VT Miltope RHTU-1 Rugged Handheld Terminal Unit
Meeting various military requirements in one box (by Conrad H. Blickenstorfer)
Though listed under "Mounted Computers" on the VT Miltope website, RHTU-1 stands for "Rugged Handheld Terminal Unit" and describes a unique design that grafts a 10-inch touchscreen tablet with handheld-style controls onto a rather substantial box with near desktop power, connectivity and expandability.
VT Miltope further describes the RHTU-1 as a "personal computer solution is an environmentally enhanced, transportable package. It may be used in a portable configuration or mounted in a vehicle." Given the unit's almost 10 pound weight, it's not entirely clear where the "handheld" part of the name comes from. However, there is a powerful 84 watt-hour battery and the kind of sealing and ruggedness usually applied to mobile units, and so it appears that this substantial RHTU-1 device is indeed designed both as a mobile and a vehicle mount device.

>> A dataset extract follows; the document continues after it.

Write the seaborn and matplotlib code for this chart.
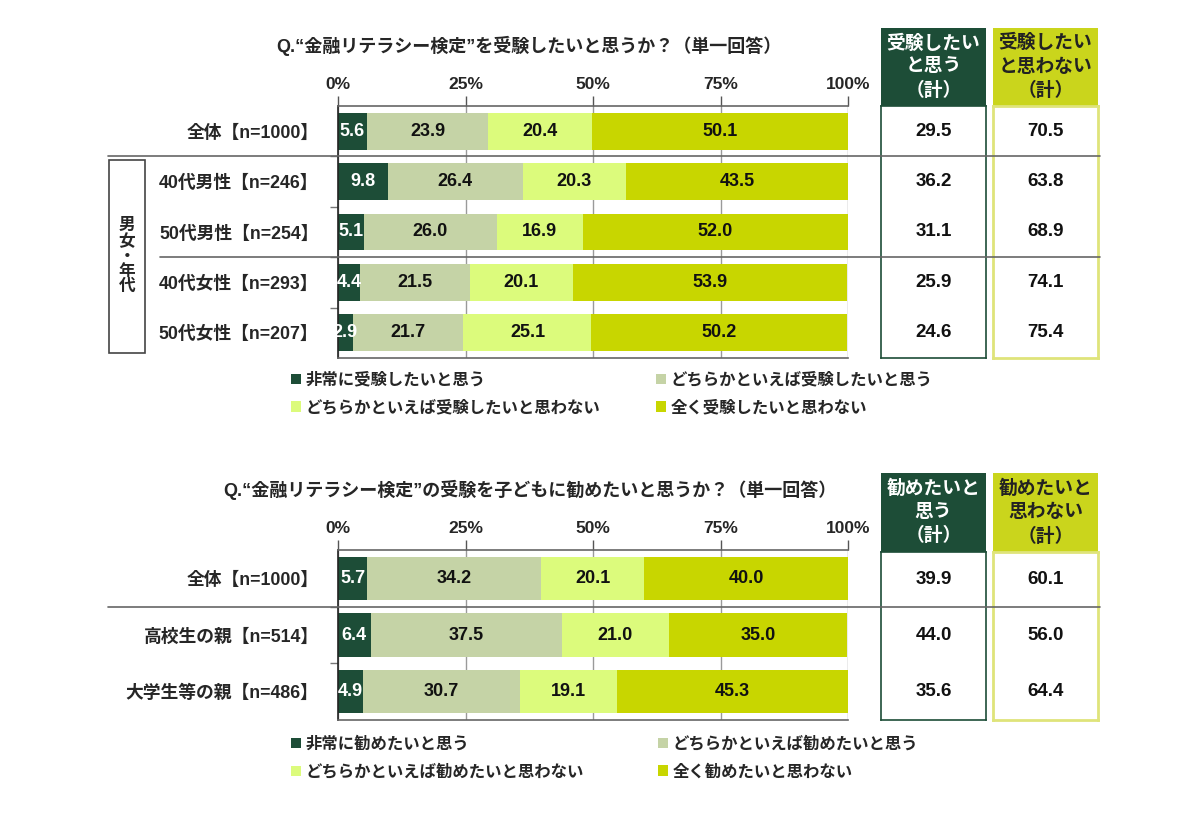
import numpy as np
import pandas as pd
import matplotlib
matplotlib.use("Agg")
import matplotlib.pyplot as plt
import seaborn as sns
from matplotlib.patches import Rectangle, Patch
from matplotlib.lines import Line2D

sns.set_theme(style="white")
plt.rcParams['font.family'] = ['Liberation Sans', 'Noto Sans CJK JP', 'DejaVu Sans']
plt.rcParams['font.weight'] = 'bold'

# ---------------- data ----------------
title1 = "Q.“金融リテラシー検定”を受験したいと思うか？（単一回答）"
groups1 = ["全体【n=1000】", "40代男性【n=246】", "50代男性【n=254】", "40代女性【n=293】", "50代女性【n=207】"]
series1 = ["非常に受験したいと思う", "どちらかといえば受験したいと思う",
           "どちらかといえば受験したいと思わない", "全く受験したいと思わない"]
very1 = [5.6, 9.8, 5.1, 4.4, 2.9]
some1 = [23.9, 26.4, 26.0, 21.5, 21.7]
rather_not1 = [20.4, 20.3, 16.9, 20.1, 25.1]
not1 = [50.1, 43.5, 52.0, 53.9, 50.2]
yes_total1 = [29.5, 36.2, 31.1, 25.9, 24.6]
no_total1 = [70.5, 63.8, 68.9, 74.1, 75.4]
yes_head1 = "受験したい\nと思う\n（計）"
no_head1 = "受験したい\nと思わない\n（計）"
bracket_label = "男\n女\n・\n年\n代"

title2 = "Q.“金融リテラシー検定”の受験を子どもに勧めたいと思うか？（単一回答）"
groups2 = ["全体【n=1000】", "高校生の親【n=514】", "大学生等の親【n=486】"]
series2 = ["非常に勧めたいと思う", "どちらかといえば勧めたいと思う",
           "どちらかといえば勧めたいと思わない", "全く勧めたいと思わない"]
very2 = [5.7, 6.4, 4.9]
some2 = [34.2, 37.5, 30.7]
rather_not2 = [20.1, 21.0, 19.1]
not2 = [40.0, 35.0, 45.3]
yes_total2 = [39.9, 44.0, 35.6]
no_total2 = [60.1, 56.0, 64.4]
yes_head2 = "勧めたいと\n思う\n（計）"
no_head2 = "勧めたいと\n思わない\n（計）"

ticks = [0, 25, 50, 75, 100]
tick_labels = ["0%", "25%", "50%", "75%", "100%"]

# ---------------- style ----------------
DARK = "#1d4d37"
GRAYGREEN = "#c5d3a6"
LIGHT = "#dcfb7c"
OLIVE = "#c8d600"
HEAD_YEL = "#cad51c"
YEL_BORDER = "#dfe47a"
colors = [DARK, GRAYGREEN, LIGHT, OLIVE]
text_colors = ["white", "#111111", "#111111", "#111111"]

W, H = 1200, 827
fig = plt.figure(figsize=(W / 100, H / 100), dpi=100)
fig.patch.set_facecolor("white")


def add_ax(x0, y0, x1, y1):
    return fig.add_axes([x0 / W, 1 - y1 / H, (x1 - x0) / W, (y1 - y0) / H])


def fline(x0, x1, y, color="#666666", lw=1.2):
    fig.add_artist(Line2D([x0 / W, x1 / W], [1 - y / H, 1 - y / H],
                          transform=fig.transFigure, color=color, lw=lw))


def draw_chart(box, groups, cols, bar_h):
    ax = add_ax(*box)
    n = len(groups)
    cums = np.cumsum(np.array(cols, dtype=float), axis=0)
    for i in reversed(range(len(cols))):
        sns.barplot(x=cums[i], y=groups, orient="h", color=colors[i],
                    saturation=1, width=bar_h, ax=ax, linewidth=0, edgecolor="none")
    for i, c in enumerate(cols):
        for j, v in enumerate(c):
            ax.text(cums[i][j] - v / 2, j, f"{v:.1f}", ha="center", va="center",
                    color=text_colors[i], fontsize=13, fontweight="bold")
    ax.set_xlim(0, 100)
    ax.set_ylim(n - 0.5, -0.5)
    ax.set_xlabel("")
    ax.set_ylabel("")
    ax.xaxis.tick_top()
    ax.set_xticks(ticks, tick_labels)
    ax.tick_params(axis="x", direction="out", length=7, width=1, color="#555555",
                   top=True, bottom=False, labelsize=12.5, pad=3)
    ax.set_yticks(range(n), groups)
    ax.tick_params(axis="y", length=0, labelsize=12.8, pad=14)
    ax.set_yticks(np.arange(0.5, n - 0.5, 1.0), minor=True)
    ax.tick_params(axis="y", which="minor", direction="out", length=6, width=1,
                   color="#777777", left=True)
    ax.grid(axis="x", color="#9a9a9a", lw=1)
    ax.set_axisbelow(True)
    ax.spines["left"].set_color("#222222")
    ax.spines["left"].set_linewidth(1.2)
    for s in ["top", "bottom"]:
        ax.spines[s].set_color("#666666")
        ax.spines[s].set_linewidth(1.2)
    ax.spines["right"].set_visible(False)
    return ax


def draw_boxes(ybox, head_top, n, yes_vals, no_vals, yes_head, no_head):
    y0, y1 = ybox
    specs = [(881, 986, yes_vals, yes_head, DARK, "white", DARK, 1.2),
             (993, 1098, no_vals, no_head, HEAD_YEL, "#222222", YEL_BORDER, 2.0)]
    for x0, x1, vals, head, hcol, htxt, bcol, blw in specs:
        hx = add_ax(x0, head_top, x1, y0)
        hx.set_facecolor(hcol)
        hx.set_xticks([]); hx.set_yticks([])
        for s in hx.spines.values():
            s.set_visible(False)
        hx.text(0.5, 0.5, head, ha="center", va="center", color=htxt,
                fontsize=13.5, fontweight="bold", linespacing=1.45, transform=hx.transAxes)
        bx = add_ax(x0, y0, x1, y1)
        bx.set_xlim(0, 1)
        bx.set_ylim(n - 0.5, -0.5)
        bx.set_xticks([]); bx.set_yticks([])
        bx.set_facecolor("white")
        for s in bx.spines.values():
            s.set_visible(True)
            s.set_color(bcol)
            s.set_linewidth(blw)
        for j, v in enumerate(vals):
            bx.text(0.5, j, f"{v:.1f}", ha="center", va="center",
                    fontsize=13.5, fontweight="bold", color="#111111")


# ---------------- top chart ----------------
fig.text(529 / W, 1 - 46 / H, title1, ha="center", va="center", fontsize=13, fontweight="bold")
ax1 = draw_chart((338, 106, 848, 358), groups1, [very1, some1, rather_not1, not1], 0.73)
draw_boxes((106, 358), 28, len(groups1), yes_total1, no_total1, yes_head1, no_head1)
fline(108, 1100, 156)
fline(160, 1100, 257)
fig.add_artist(Rectangle((109 / W, 1 - 353 / H), 36 / W, 193 / H, transform=fig.transFigure,
                         facecolor="none", edgecolor="#444444", lw=1.2))
fig.text(127 / W, 1 - 256 / H, bracket_label, ha="center", va="center", fontsize=12,
         fontweight="bold", linespacing=1.0)

h1 = [Patch(facecolor=c, edgecolor="none") for c in colors]
order = [0, 2, 1, 3]
fig.legend([h1[i] for i in order], [series1[i] for i in order], ncol=2, loc="upper left",
           bbox_to_anchor=(291 / W, 1 - 372 / H), frameon=False, fontsize=11.8,
           handlelength=0.6, handleheight=0.6, handletextpad=0.3, columnspacing=3.4,
           labelspacing=0.72, borderpad=0, borderaxespad=0)

# ---------------- bottom chart ----------------
fig.text(530 / W, 1 - 490 / H, title2, ha="center", va="center", fontsize=13, fontweight="bold")
ax2 = draw_chart((338, 550, 848, 720), groups2, [very2, some2, rather_not2, not2], 0.77)
draw_boxes((552, 720), 473, len(groups2), yes_total2, no_total2, yes_head2, no_head2)
fline(108, 1100, 607)

fig.legend([h1[i] for i in order], [series2[i] for i in order], ncol=2, loc="upper left",
           bbox_to_anchor=(291 / W, 1 - 736 / H), frameon=False, fontsize=11.8,
           handlelength=0.6, handleheight=0.6, handletextpad=0.3, columnspacing=4.5,
           labelspacing=0.72, borderpad=0, borderaxespad=0)

fig.savefig("out.png", dpi=100, facecolor="white")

The tech specs are a mix of old and new. The processor is listed as an unspecified Intel Core 2 Duo with 6MB of L2 cache and a 1.8GHz clockspeed. The mobile Core 2 Duo SL9380 would fit into that bracket and it's a competent performer with Intel embedded options (i.e. long life cycle, enhanced reliability, etc.), but with Intel already on their 4th generation of Core processors, any Core 2 Duo is superseded technology. On the more modern side, the unit uses DDR3 RAM and a solid state disk, as well as a sunlight readable display. It's good to remember here that the selection criteria for military technology are often quite different from those for civilian consumer products.
This being a unit primarily designed for military operation, the RHTU-1 addresses a broad range of environmental specs. Operating temperature is 0 to 130 degree Fahrenheit (-18 to 55 Centigrade), and the machine passed MIL-STD-810F (not sure why 810F and not the newer 810G) testing for shock, vibration, altitude, humidity, driving rain, sand, dust, and salt fog, as well as solar radiation, lightning protection, shock bench handling, and more.

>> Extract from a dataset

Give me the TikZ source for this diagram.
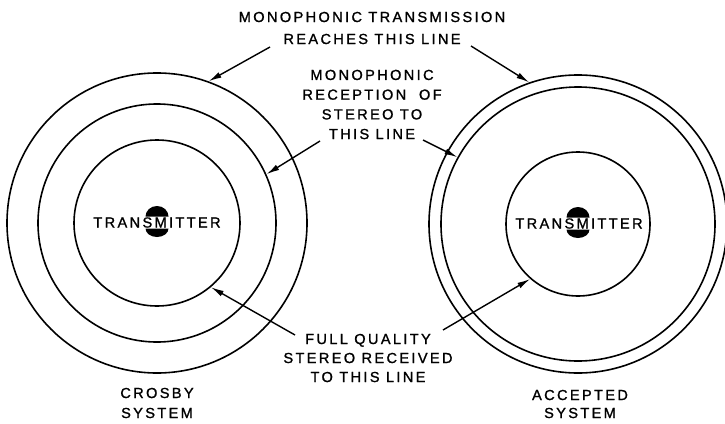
\documentclass[tikz,border=0pt]{standalone}
\usepackage{fontspec}
\setmainfont{Liberation Sans}[LetterSpace=16,FakeBold=1.2]
\usetikzlibrary{arrows.meta,calc}

\begin{document}
\begin{tikzpicture}[x=1pt,y=-1pt,
  ring/.style={circle,draw,line width=1.6pt,inner sep=0pt,minimum size=#1},
  lbl/.style={align=center,inner sep=0pt,font=\fontsize{14.6}{#1}\selectfont},
  lbl/.default=19.5,
  pointer/.style={line width=1.4pt,-{Latex[length=13pt,width=6pt]}},
  dome/.style={fill=black},
]
\useasboundingbox (0,0) rectangle (725,423);

% ---- Crosby system: three coverage rings ----
\node[ring=166pt] (L1) at (157,223) {};
\node[ring=238pt] (L2) at (157,223) {};
\node[ring=300pt] (L3) at (157,223) {};

% ---- Accepted system: inner ring and two close outer rings ----
\node[ring=144pt] (R1) at (578,224) {};
\node[ring=274pt] (R2) at (578,224) {};
\node[ring=298pt] (R3) at (578,224) {};

% ---- transmitter symbols: split black disc behind the lettering ----
\fill[dome] (145.5,216.5) arc[start angle=180,end angle=360,x radius=11.5,y radius=10.5] -- cycle;
\fill[dome] (145.5,228.5) arc[start angle=180,end angle=0,x radius=11.5,y radius=8.5] -- cycle;
\node[lbl] (txL) at (157,222.5) {TRANSMITTER};

\fill[dome] (566.5,217.5) arc[start angle=180,end angle=360,x radius=11.5,y radius=10.5] -- cycle;
\fill[dome] (566.5,229.5) arc[start angle=180,end angle=0,x radius=11.5,y radius=8.5] -- cycle;
\node[lbl] (txR) at (579,223.5) {TRANSMITTER};

% ---- labels ----
\node[lbl=22] (top) at (372,28) {MONOPHONIC TRANSMISSION\\REACHES THIS LINE};
\node[lbl=19.7] (mid) at (372,104.5) {MONOPHONIC\\RECEPTION\ \ OF\\STEREO TO\\THIS LINE};
\node[lbl=19] (low) at (368,358) {FULL QUALITY\\STEREO RECEIVED\\TO THIS LINE};
\node[lbl=20] (capL) at (157,403) {CROSBY\\SYSTEM};
\node[lbl=18] (capR) at (580,404) {ACCEPTED\\SYSTEM};

% ---- leader start points beside the labels ----
\coordinate (sTL) at (270,47);
\coordinate (sTR) at (471,46);
\coordinate (sML) at (320,141);
\coordinate (sMR) at (423,140);
\coordinate (sBL) at (295,335);
\coordinate (sBR) at (443,330);

% ---- leaders ----
\draw[pointer] (sTL) -- (L3.70);
\draw[pointer] (sTR) -- (R3.109);
\draw[pointer] (sML) -- (L2.24);
\draw[pointer] (sMR) -- (R2.151);
\draw[pointer] (sBL) -- (L1.-50);
\draw[pointer] (sBR) -- (R1.229);
\end{tikzpicture}
\end{document}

What really sets the RHTU-1 apart (and what matters much more than the processor generation used) is the substantial onboard connectivity. Behind a screwed-on protective door on the bottom are two PC Card Type II slots. The battery can quickly be pulled out and replaced with a charged spare. There are two USB ports. All connectors on top have screw-on caps with lanyards. Users get two RS232 serial ports, RJ45 LAN, a multi-I/O connector, VGA for external video, DC vehicle power, GPS antenna and zeroize, and audio.

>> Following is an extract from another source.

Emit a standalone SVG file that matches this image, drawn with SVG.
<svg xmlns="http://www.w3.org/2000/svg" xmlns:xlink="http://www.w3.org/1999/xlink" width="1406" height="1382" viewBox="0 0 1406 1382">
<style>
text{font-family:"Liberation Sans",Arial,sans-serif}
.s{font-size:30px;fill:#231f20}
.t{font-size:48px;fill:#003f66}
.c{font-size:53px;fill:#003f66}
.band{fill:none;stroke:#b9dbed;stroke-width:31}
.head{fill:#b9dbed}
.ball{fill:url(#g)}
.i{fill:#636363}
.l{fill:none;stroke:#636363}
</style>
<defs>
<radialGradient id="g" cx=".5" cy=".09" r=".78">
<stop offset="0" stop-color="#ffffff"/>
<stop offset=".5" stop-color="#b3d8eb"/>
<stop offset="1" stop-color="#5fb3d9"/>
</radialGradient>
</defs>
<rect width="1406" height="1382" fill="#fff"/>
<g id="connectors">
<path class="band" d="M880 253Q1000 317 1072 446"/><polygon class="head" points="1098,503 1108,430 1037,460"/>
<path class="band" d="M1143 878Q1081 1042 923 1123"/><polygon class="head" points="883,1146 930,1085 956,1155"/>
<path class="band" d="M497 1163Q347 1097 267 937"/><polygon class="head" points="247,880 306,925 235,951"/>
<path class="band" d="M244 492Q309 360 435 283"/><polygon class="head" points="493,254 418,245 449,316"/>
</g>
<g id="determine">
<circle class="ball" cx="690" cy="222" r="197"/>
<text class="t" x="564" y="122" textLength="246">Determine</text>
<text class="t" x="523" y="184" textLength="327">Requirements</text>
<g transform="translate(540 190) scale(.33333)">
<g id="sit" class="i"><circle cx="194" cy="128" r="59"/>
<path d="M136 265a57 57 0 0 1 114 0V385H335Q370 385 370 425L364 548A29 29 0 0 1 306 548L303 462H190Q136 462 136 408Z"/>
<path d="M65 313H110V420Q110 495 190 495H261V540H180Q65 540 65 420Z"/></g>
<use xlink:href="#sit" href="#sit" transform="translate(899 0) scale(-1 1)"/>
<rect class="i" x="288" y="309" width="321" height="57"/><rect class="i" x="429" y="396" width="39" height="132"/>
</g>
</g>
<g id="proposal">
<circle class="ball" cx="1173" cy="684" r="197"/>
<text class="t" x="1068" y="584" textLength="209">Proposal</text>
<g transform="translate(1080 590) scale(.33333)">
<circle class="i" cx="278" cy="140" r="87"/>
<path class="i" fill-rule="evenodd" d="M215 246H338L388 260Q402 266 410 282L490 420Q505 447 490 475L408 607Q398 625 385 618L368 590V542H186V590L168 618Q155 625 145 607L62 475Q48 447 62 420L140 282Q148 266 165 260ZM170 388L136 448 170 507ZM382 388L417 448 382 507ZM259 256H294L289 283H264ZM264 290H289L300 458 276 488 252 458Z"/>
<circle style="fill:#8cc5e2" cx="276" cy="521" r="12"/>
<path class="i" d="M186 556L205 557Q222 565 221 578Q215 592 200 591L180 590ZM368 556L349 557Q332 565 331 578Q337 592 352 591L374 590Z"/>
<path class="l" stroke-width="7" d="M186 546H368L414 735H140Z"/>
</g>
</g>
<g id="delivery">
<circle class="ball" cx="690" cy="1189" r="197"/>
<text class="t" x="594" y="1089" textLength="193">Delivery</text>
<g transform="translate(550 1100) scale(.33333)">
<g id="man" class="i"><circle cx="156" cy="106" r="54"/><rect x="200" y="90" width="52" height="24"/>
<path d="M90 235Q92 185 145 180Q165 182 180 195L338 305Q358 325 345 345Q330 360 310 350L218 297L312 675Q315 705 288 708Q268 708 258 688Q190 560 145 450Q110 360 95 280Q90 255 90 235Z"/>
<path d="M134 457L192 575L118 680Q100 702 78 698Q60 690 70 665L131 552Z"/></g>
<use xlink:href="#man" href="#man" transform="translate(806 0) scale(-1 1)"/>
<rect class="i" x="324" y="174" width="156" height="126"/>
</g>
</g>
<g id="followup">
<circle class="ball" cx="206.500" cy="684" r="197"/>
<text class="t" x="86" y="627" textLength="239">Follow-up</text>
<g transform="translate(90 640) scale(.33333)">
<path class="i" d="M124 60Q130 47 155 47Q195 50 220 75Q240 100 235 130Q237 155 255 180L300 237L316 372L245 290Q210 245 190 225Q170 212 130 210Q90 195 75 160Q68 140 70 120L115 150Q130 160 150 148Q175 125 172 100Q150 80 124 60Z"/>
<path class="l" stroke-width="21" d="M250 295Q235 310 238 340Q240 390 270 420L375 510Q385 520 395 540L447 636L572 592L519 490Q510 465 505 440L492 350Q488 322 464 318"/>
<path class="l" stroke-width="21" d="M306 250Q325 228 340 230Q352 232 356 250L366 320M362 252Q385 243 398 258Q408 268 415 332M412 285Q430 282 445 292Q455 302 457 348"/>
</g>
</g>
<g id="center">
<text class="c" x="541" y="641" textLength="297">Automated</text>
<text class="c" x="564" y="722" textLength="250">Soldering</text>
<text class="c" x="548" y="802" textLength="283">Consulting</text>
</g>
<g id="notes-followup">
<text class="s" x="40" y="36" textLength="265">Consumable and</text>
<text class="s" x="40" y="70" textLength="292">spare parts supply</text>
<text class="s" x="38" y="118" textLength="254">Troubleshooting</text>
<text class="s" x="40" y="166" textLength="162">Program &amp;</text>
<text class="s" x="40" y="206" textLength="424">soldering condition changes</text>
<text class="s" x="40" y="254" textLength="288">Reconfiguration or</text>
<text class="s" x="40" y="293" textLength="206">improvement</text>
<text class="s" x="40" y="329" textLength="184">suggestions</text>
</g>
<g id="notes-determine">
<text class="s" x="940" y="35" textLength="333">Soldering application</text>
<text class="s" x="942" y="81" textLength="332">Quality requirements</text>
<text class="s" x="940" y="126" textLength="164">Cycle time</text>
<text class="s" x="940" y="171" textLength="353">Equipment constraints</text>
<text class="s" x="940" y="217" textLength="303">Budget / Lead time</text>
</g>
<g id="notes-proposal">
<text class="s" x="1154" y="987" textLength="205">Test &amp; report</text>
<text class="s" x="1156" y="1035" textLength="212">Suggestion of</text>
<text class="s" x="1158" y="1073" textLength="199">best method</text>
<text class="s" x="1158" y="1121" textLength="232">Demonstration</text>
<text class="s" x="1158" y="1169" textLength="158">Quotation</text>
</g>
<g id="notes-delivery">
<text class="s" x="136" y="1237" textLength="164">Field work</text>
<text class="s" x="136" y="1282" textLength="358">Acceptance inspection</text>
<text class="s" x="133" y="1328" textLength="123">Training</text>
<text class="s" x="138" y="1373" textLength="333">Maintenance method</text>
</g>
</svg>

VT Miltope literature summarizes what it all adds up to as "fast, powerful performance in a rugged handheld system specifically designed to be portable or vehicle mounted," and in a "Versatile computer architecture with a consistent footprint for future upgrades."
Since 2003, Miltope is part of Vision Technologies Systems, Inc., a multi-national engineering group engaged in aerospace, electronics, land systems and the marine sector, itself the US subsidiary of ST Engineering Ltd of Singapore. The VT Miltope arm makes rugged computers and computer peripherals, designed and manufactured in the US, for military, industrial and commercial tactical and aviation applications.
In October 2011, VT Miltope announced it was teaming wth General Dynamics C4 Systems on the Common Hardware Systems-4 (CHS-4) program, a five-year, Indefinite Delivery/Indefinite Quantity (IDIQ) contract with a potential value of $3.7b and a potential for VT Miltope to earn up to $250m over the life of this contract. VT Miltope will provide three military rugged products under this contract vehicle that will meet V2 and V3 CHS-4 environmental and EMI requirements. These products are the Enhanced / Rugged Handheld Terminal Unit, Rugged Portable Digital Assistant, and Notebook Computer Unit (see Miltope press release).